* _EXERCISE_: Your output is the lines from the first one to the one containing "const colorTicks = [0, 1, 2, 3, 4];", repeated exactly, with images left out.

* _DATA LINES_:
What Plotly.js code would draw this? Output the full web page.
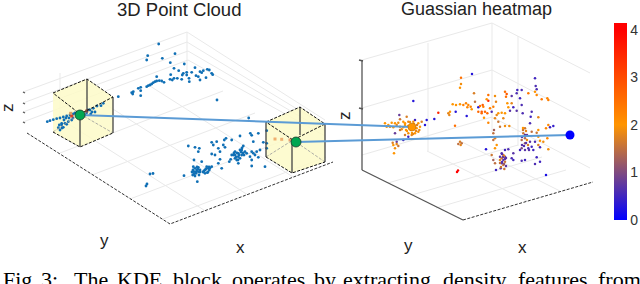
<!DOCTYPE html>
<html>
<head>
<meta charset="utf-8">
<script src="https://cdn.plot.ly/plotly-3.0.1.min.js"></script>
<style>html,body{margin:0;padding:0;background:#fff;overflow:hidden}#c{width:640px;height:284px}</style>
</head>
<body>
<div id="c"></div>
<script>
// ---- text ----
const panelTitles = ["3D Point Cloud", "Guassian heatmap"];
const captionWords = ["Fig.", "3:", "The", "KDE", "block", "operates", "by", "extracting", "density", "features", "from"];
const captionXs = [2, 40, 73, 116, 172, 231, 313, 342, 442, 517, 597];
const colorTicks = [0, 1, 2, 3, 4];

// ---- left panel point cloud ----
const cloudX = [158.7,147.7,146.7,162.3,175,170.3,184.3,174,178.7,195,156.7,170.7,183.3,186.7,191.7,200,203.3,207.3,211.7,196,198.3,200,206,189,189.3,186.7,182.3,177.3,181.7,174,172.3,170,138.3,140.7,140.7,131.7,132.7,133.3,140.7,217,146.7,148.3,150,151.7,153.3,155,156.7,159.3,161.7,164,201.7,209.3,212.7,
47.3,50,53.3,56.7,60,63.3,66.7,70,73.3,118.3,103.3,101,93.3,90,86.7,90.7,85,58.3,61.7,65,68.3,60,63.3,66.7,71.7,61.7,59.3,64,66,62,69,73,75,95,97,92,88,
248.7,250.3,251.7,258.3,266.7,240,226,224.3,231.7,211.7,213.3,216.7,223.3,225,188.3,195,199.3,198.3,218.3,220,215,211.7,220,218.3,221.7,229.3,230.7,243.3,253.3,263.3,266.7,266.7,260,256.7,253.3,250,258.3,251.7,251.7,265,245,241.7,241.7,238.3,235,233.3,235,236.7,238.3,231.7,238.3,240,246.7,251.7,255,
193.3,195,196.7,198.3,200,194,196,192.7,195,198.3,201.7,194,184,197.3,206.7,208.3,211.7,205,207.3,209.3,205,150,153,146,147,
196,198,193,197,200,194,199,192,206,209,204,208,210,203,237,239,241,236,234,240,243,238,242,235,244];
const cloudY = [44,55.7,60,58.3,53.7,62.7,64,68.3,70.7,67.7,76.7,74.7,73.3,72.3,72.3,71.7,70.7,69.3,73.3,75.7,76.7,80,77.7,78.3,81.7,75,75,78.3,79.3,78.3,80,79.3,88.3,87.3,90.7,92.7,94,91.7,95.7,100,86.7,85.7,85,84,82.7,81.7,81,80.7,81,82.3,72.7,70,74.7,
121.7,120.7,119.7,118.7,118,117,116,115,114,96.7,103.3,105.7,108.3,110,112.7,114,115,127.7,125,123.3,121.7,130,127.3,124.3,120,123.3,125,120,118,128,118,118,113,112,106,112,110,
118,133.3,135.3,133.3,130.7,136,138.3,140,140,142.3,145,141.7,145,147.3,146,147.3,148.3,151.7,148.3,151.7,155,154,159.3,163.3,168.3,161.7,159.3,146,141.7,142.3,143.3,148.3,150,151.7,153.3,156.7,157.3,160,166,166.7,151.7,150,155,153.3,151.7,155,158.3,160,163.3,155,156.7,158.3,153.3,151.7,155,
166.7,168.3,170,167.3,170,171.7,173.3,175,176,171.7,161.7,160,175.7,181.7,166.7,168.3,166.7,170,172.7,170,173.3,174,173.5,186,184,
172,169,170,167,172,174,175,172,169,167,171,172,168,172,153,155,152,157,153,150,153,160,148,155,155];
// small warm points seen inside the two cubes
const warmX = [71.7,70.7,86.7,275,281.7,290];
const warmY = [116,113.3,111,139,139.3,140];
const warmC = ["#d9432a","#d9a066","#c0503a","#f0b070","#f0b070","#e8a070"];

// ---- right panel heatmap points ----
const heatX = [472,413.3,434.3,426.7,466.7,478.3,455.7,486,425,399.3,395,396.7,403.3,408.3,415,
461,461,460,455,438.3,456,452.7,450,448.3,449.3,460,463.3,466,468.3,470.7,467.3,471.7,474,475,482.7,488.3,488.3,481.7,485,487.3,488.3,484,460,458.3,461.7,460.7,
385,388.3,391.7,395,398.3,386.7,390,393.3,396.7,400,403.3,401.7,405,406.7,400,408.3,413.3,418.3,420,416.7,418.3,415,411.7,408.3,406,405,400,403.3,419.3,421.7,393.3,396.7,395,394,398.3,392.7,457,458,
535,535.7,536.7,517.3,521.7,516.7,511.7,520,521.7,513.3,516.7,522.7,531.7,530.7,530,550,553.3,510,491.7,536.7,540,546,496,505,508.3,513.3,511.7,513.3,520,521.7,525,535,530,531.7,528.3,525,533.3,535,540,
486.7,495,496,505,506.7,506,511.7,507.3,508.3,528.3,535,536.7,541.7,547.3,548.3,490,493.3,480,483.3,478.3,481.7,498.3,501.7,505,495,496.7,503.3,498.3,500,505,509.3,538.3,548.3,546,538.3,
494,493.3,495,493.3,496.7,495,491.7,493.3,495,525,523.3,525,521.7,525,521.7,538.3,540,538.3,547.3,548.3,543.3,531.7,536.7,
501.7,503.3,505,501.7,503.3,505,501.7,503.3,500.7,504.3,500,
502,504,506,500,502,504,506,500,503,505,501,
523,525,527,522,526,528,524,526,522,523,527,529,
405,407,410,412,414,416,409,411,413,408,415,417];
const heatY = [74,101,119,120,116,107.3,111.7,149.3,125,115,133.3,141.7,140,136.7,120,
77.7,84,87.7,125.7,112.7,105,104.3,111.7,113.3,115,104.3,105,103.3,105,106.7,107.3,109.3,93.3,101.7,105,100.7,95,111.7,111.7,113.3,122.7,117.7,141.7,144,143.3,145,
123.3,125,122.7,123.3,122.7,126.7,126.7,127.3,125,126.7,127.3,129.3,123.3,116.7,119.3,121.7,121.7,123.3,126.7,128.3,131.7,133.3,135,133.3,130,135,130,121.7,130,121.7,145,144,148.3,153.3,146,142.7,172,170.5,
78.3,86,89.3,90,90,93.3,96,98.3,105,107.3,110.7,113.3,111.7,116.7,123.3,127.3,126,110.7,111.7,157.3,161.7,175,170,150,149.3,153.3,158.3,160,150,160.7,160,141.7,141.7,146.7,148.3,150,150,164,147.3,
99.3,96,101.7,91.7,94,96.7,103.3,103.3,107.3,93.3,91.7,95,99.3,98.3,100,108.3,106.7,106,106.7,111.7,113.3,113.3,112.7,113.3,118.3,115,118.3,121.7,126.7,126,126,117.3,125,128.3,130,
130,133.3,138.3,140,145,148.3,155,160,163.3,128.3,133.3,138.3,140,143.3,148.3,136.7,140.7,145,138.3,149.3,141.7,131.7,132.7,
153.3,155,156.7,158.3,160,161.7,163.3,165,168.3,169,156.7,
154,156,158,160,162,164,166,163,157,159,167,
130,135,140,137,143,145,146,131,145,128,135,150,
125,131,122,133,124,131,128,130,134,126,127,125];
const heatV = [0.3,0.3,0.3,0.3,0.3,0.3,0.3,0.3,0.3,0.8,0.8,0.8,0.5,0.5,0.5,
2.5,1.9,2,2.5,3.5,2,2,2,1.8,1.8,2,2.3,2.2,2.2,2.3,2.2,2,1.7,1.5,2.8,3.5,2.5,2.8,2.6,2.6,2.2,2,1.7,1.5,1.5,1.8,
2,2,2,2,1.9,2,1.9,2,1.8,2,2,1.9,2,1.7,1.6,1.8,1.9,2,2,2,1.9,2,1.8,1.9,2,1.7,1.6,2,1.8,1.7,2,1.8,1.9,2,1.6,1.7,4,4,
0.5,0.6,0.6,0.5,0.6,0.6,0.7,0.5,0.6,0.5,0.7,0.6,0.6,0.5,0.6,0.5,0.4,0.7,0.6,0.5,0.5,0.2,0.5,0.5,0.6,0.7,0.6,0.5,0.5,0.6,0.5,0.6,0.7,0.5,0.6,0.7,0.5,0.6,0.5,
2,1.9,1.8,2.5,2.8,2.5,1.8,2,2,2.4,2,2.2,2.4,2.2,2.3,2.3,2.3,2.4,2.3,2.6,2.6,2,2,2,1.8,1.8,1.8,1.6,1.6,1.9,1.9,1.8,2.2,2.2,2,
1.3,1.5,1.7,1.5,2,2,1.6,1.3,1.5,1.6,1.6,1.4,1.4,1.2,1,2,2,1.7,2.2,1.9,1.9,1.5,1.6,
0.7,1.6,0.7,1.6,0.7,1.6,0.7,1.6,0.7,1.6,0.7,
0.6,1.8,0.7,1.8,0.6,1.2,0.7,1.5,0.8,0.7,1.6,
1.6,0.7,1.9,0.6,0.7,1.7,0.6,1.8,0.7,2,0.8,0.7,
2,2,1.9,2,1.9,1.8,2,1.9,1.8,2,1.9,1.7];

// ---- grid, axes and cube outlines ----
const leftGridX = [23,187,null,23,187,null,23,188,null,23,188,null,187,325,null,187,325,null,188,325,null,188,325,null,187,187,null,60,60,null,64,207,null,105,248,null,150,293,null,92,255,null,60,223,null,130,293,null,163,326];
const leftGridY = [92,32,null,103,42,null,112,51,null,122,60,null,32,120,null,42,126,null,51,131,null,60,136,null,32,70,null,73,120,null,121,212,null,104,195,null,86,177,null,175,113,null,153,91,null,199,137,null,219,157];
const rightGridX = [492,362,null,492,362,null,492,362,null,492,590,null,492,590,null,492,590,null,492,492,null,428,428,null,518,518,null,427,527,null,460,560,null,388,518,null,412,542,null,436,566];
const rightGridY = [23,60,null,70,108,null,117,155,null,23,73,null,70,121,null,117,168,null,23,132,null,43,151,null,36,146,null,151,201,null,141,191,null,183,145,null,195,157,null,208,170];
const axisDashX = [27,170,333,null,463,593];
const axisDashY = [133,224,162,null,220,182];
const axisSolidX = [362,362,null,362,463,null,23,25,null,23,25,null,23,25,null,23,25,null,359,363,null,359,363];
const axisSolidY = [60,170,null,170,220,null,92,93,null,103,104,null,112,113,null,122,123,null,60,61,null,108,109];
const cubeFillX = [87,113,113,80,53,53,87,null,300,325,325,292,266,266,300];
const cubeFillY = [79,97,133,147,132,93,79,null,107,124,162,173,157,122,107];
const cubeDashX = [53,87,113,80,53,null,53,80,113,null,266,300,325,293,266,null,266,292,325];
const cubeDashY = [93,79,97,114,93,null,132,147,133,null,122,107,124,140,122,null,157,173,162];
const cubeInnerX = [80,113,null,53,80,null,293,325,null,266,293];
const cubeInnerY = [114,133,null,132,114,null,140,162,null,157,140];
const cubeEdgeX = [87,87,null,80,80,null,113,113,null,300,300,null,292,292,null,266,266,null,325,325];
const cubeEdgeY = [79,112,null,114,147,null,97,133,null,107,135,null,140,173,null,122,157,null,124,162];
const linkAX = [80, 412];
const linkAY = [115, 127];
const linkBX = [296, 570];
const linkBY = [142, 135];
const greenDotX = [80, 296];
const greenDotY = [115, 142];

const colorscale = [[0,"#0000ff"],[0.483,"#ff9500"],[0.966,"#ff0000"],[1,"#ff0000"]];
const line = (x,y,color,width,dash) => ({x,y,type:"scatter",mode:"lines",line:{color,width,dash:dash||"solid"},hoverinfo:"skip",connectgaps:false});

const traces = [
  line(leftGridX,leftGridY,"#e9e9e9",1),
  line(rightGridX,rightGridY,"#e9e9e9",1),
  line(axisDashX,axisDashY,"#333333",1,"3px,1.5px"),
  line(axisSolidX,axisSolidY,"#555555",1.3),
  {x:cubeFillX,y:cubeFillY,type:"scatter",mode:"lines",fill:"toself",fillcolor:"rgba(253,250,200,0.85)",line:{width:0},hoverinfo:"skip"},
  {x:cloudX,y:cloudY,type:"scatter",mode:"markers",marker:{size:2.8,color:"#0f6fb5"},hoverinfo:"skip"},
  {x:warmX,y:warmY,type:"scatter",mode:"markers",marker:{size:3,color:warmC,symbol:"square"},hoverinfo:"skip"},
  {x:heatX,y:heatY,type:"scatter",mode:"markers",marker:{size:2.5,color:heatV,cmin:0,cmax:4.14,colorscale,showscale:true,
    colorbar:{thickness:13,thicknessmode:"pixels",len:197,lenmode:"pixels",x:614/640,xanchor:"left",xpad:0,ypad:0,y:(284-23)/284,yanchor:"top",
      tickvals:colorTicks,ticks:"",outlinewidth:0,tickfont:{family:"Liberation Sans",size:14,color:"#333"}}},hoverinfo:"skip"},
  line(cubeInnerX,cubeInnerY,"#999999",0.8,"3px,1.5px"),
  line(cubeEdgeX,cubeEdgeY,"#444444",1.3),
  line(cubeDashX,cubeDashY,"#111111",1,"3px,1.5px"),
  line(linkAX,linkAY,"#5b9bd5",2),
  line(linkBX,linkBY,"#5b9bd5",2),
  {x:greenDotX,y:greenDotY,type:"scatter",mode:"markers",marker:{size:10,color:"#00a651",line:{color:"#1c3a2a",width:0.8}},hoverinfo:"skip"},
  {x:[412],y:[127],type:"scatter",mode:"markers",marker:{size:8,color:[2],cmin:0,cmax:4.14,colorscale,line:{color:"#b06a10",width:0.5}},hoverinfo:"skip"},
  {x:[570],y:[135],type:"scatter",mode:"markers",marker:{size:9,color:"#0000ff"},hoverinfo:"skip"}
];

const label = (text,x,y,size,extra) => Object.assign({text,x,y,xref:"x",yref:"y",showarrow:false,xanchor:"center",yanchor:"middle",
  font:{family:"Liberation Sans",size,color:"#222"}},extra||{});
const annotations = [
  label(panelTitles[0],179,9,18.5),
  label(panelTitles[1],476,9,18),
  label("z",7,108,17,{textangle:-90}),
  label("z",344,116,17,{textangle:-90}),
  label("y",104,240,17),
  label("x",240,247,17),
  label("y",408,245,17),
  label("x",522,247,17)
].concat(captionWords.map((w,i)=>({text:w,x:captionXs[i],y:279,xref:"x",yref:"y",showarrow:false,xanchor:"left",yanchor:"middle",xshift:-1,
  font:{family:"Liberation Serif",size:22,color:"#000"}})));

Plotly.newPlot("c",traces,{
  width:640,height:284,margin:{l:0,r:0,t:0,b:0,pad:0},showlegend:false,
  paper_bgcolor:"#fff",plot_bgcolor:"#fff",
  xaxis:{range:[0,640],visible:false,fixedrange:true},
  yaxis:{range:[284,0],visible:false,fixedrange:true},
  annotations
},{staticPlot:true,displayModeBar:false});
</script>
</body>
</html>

* _RESULT_:
What Plotly.js code would draw this? Output the full web page.
<!DOCTYPE html>
<html>
<head>
<meta charset="utf-8">
<script src="https://cdn.plot.ly/plotly-3.0.1.min.js"></script>
<style>html,body{margin:0;padding:0;background:#fff;overflow:hidden}#c{width:640px;height:284px}</style>
</head>
<body>
<div id="c"></div>
<script>
// ---- text ----
const panelTitles = ["3D Point Cloud", "Guassian heatmap"];
const captionWords = ["Fig.", "3:", "The", "KDE", "block", "operates", "by", "extracting", "density", "features", "from"];
const captionXs = [2, 40, 73, 116, 172, 231, 313, 342, 442, 517, 597];
const colorTicks = [0, 1, 2, 3, 4];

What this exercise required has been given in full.